* _Stored rows_:

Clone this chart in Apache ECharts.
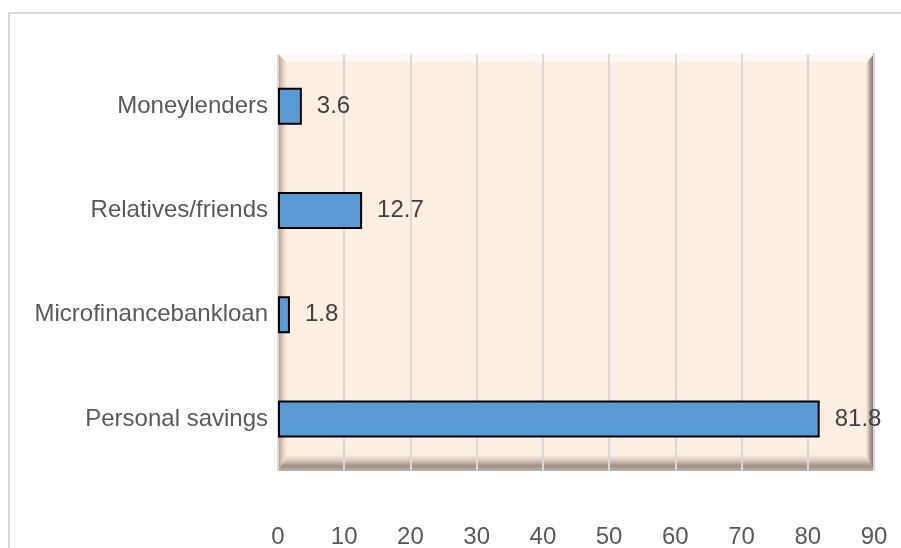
<!DOCTYPE html>
<html>
<head>
<meta charset="utf-8">
<script src="https://cdn.jsdelivr.net/npm/echarts@6/dist/echarts.min.js"></script>
<style>html,body{margin:0;padding:0;background:#fff;}#c{width:901px;height:548px;}</style>
</head>
<body>
<div id="c"></div>
<script>
const categories = ['Personal savings', 'Microfinancebankloan', 'Relatives/friends', 'Moneylenders'];
const values = [81.8, 1.8, 12.7, 3.6];
const xTicks = [0, 10, 20, 30, 40, 50, 60, 70, 80, 90];

const W = 901, H = 548;
const G = {left: 278, right: 27, top: 54, bottom: 77};
const x0 = G.left, x1 = W - G.right, y0 = G.top, y1 = H - G.bottom;
const bL = 9, bT = 9, bR = 8, bB = 16;
const peach = '#fdeee2';

function lin(x, y, x2, y2, stops) {
  return new echarts.graphic.LinearGradient(x, y, x2, y2, stops.map(s => ({offset: s[0], color: s[1]})));
}

const chart = echarts.init(document.getElementById('c'), null, {renderer: 'canvas'});
chart.setOption({
  animation: false,
  backgroundColor: '#ffffff',
  textStyle: {fontFamily: 'Liberation Sans, Arial, sans-serif'},
  graphic: [
    {type: 'rect', z: -10, shape: {x: 9, y: 13, width: 900, height: 560}, style: {fill: 'none', stroke: '#d9d9d9', lineWidth: 2}},
    {type: 'rect', z: -10, shape: {x: x0, y: y0, width: x1 - x0, height: y1 - y0}, style: {fill: peach}},
    {type: 'polygon', z: -9, shape: {points: [[x0, y0], [x1, y0], [x1 - bR, y0 + bT], [x0 + bL, y0 + bT]]},
      style: {fill: lin(0, 0, 0, 1, [[0, '#fff7f0'], [0.6, '#fffaf6'], [1, peach]])}},
    {type: 'polygon', z: -9, shape: {points: [[x0, y0], [x0 + bL, y0 + bT], [x0 + bL, y1 - bB], [x0, y1]]},
      style: {fill: lin(0, 0, 1, 0, [[0, '#a89082'], [0.4, '#d9c4b6'], [1, peach]])}},
    {type: 'polygon', z: -9, shape: {points: [[x0, y1], [x0 + bL, y1 - bB], [x1 - bR, y1 - bB], [x1, y1]]},
      style: {fill: lin(0, 0, 0, 1, [[0, peach], [0.35, '#d8c6ba'], [0.7, '#9f8e84'], [1, '#c2b3a9']])}},
    {type: 'polygon', z: -9, shape: {points: [[x1, y0], [x1, y1], [x1 - bR, y1 - bB], [x1 - bR, y0 + bT]]},
      style: {fill: lin(0, 0, 1, 0, [[0, peach], [0.5, '#b3a195'], [0.8, '#8f8179'], [1, '#6f6a68']])}},
    {type: 'line', z: -8, shape: {x1: x1 - 0.5, y1: y0 - 1, x2: x1 - 0.5, y2: y1}, style: {stroke: '#7a7a7a', lineWidth: 1}}
  ],
  grid: {left: G.left, right: G.right, top: G.top, bottom: G.bottom, containLabel: false, outerBoundsMode: 'none'},
  xAxis: {
    type: 'value', min: 0, max: 90, interval: 10,
    axisLine: {show: false}, axisTick: {show: false},
    splitLine: {show: true, lineStyle: {color: '#d9d9d9', width: 2}},
    axisLabel: {color: '#595959', fontSize: 24, margin: 54,
      formatter: v => xTicks.includes(v) ? String(v) : ''}
  },
  yAxis: {
    type: 'category', data: categories,
    axisLine: {show: false}, axisTick: {show: false}, splitLine: {show: false},
    axisLabel: {color: '#595959', fontSize: 24, margin: 10}
  },
  series: [{
    type: 'bar', data: values, barWidth: 37,
    itemStyle: {color: '#5b9bd5', borderColor: '#000000', borderWidth: 2},
    label: {show: true, position: 'right', distance: 15, color: '#404040', fontSize: 24}
  }]
});
</script>
</body>
</html>
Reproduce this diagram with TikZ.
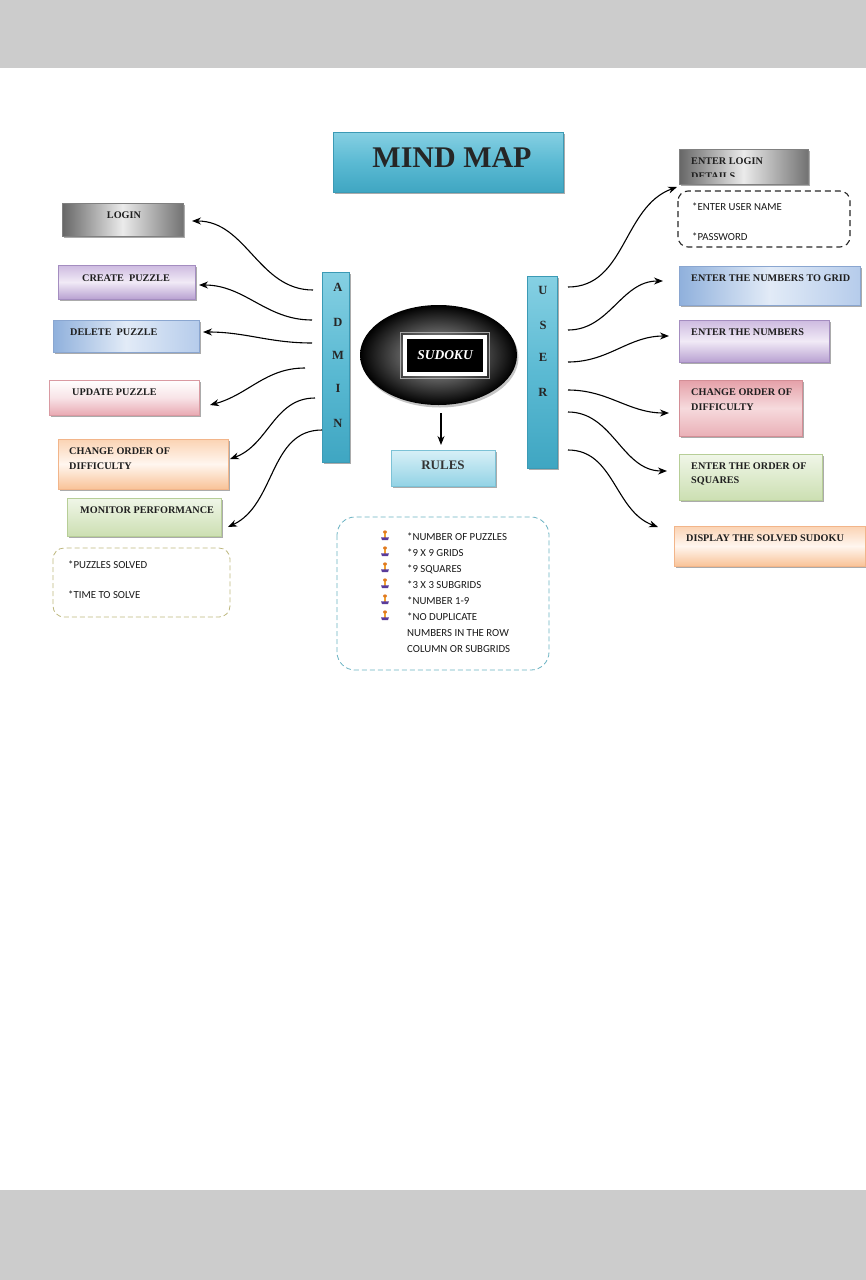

* _Exercise directions_: Everything from the first line of the listing above through the line that contains "const peach = '#fdeee2';" is to be restated word for word, minus the pictures.

* _Problem solution_:
Clone this chart in Apache ECharts.
<!DOCTYPE html>
<html>
<head>
<meta charset="utf-8">
<script src="https://cdn.jsdelivr.net/npm/echarts@6/dist/echarts.min.js"></script>
<style>html,body{margin:0;padding:0;background:#fff;}#c{width:901px;height:548px;}</style>
</head>
<body>
<div id="c"></div>
<script>
const categories = ['Personal savings', 'Microfinancebankloan', 'Relatives/friends', 'Moneylenders'];
const values = [81.8, 1.8, 12.7, 3.6];
const xTicks = [0, 10, 20, 30, 40, 50, 60, 70, 80, 90];

const W = 901, H = 548;
const G = {left: 278, right: 27, top: 54, bottom: 77};
const x0 = G.left, x1 = W - G.right, y0 = G.top, y1 = H - G.bottom;
const bL = 9, bT = 9, bR = 8, bB = 16;
const peach = '#fdeee2';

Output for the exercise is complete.